Tuesday, September 18, 2007

STRONG MAN ERA IN THAILAND

The ‘strong man’ era, 1948–1973

The resumption of military dominance over government initiated a succession of authoritarian leaders unchallenged by forces outside the military until 1973. Their power was enhanced by United States patronage and aid. Washington wanted strong anti-communist leaders who would both repress domestic communism (never more than a fringe phenomenon in Thailand in fact) and join in American-led strategies for the containment of Asian communism. From the 1950s United States aid to Thailand was substantial. It enabled much social and economic development, notably in communications, infrastructure and social welfare projects, but it also bolstered military and police power.

Even so the goal of stable government was not necessarily secured. American aid created new opportunities for corruption in Thai government and administration, and stimulated competition for the prizes of power between rival political networks anchored in the military but reaching into business and the bureaucracy. American appeals for some evidence of democracy in Thailand produced, in the short term, only cynical political manipulation, rigged elections and rubber-stamp parliaments from time to time.

After 1948 Phibun resumed many of his former repressive policies. He mounted another anti-Chinese campaign, and also attempted to impose cultural uniformity forcefully on the Malay-Muslims of the far south. The latter resisted the arrival of Thai officials, the introduction of Thai-language education and the substitution of Thai law for customary law. A separatist movement grew which, despite conciliation by later Thai governments, would persist to the present.

Despite the tough image which Phibun once more projected, his power was not in fact secure. He faced several attempted coups from within the military between 1948 and 1951. All were defeated, but at the price of the emergence of two further ‘strong men’ – army commander, subsequently Field Marshal, Sarit Thanarat (whose later spectacular wealth would be grounded in his control of the government lottery) and police chief Phao Siyanon (who would make his fortune from opium trafficking). In 1955 Phibun eased the controls on political activity and promised elections. Possibly he was under American pressure, possibly he hoped to outmanoeuvre his rivals by winning popular endorsement. However his party was accused of massive fraud during the 1957 election. Sarit won popularity by resigning, supposedly in disgust, from Phibun’s government. In September 1957 Sarit staged a coup, driving Phibun and Phao into exile.

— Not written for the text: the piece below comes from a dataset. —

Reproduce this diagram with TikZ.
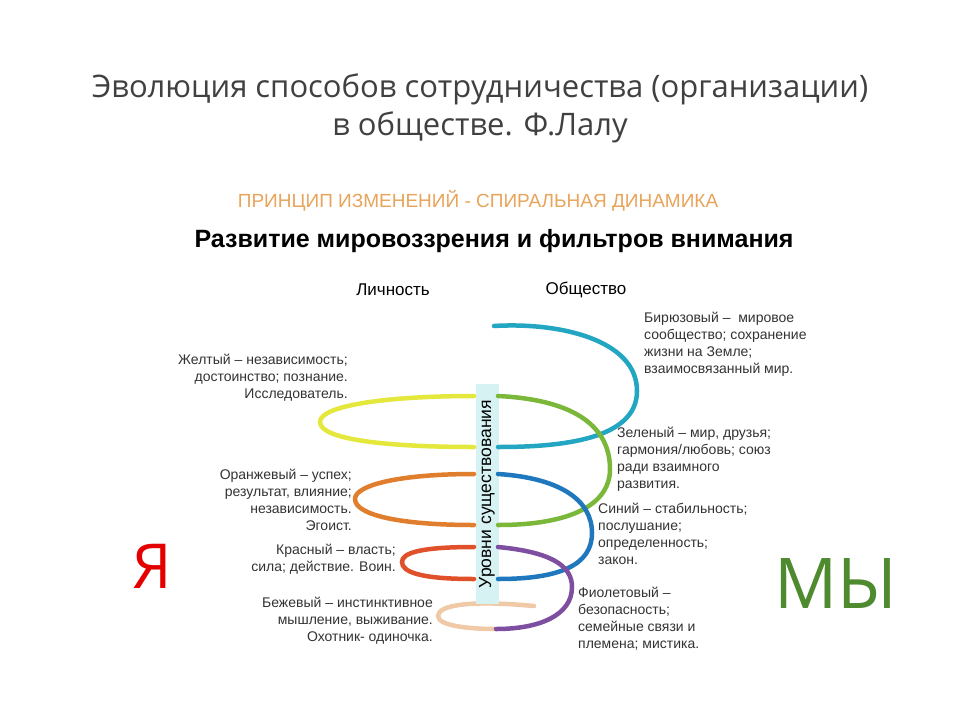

In October 1958 Sarit declared martial law, silencing the experiments in open politics since 1955. Sarit justified his authoritarianism in two ways – he argued for a return to Thai traditions of social order, and he accelerated economic development and social modernisation. Under the former banner the monarchy was given renewed prominence.

King Bhumibol Adulyadej (Rama IX, 1946–present) attended public ceremonies, toured the provinces and patronised development projects, becoming a personally revered figure. Under the banner of development, Sarit introduced to government a new generation of economically liberal technocrats, encouraged private and foreign investment, launched major rural development programs and rapidly expanded educational facilities.

When Sarit died in December 1963 power transferred peacefully to his close associates Generals Thanom Kittikachorn (who became Prime Minister) and Praphas Charusathian (Deputy Prime Minister). Thanom and Praphas basically maintained Sarit’s style of government and economic policies, which produced GNP growth rates of over 8 per cent per year during the 1960s. At the same time the military’s place in the Thai political landscape seemed to loom larger than ever. United States aid increased sharply because of the Indochina conflicts. From 1964 Thailand provided bases for the United States airforce and committed its own troops to action in Vietnam and Laos. United States aid was also forthcoming to combat a communist insurgency which had taken root amongst alienated tribal groups in the country’s north and northeast.

The era of unquestioned ‘strong man’ rule was drawing to a close, however. Economic development, wider education and better communications were rapidly increasing the numbers of the politically aware. In 1968 Thanom proclaimed a new constitution, and in 1969 an election established a new parliament. The political public was shocked when he reversed direction in 1971, dissolving the parliament and banning political parties once more. By the early 70s several other issues were raising concern. The leaders’ presumed successor, Narong Kittikachorn (Thanom’s son and Praphas’ son-in-law), was not regarded highly inside or outside the military. Thailand’s close involvement with the United States obviously required rethinking as the United States moved to disengage from Vietnam and the region. The OPEC ‘oil shock’ and rising prices sent tremors through the economy.

It was the educated young who precipitated the downfall of the Thanom-Praphas regime. In October 1973 student protests against political repression (inspired to some extent by the Western student radicalism of the era) escalated into massive confrontation with the police on the streets of Bangkok. Popular sympathy for the students increased when police killed or wounded several students. In the first subtle indication of royal political opinion in many years, the King permitted student first-aid stations on royal ground. The demonstrators triumphed when the army withheld its support from Thanom, Praphas and Narong, who fled into exile.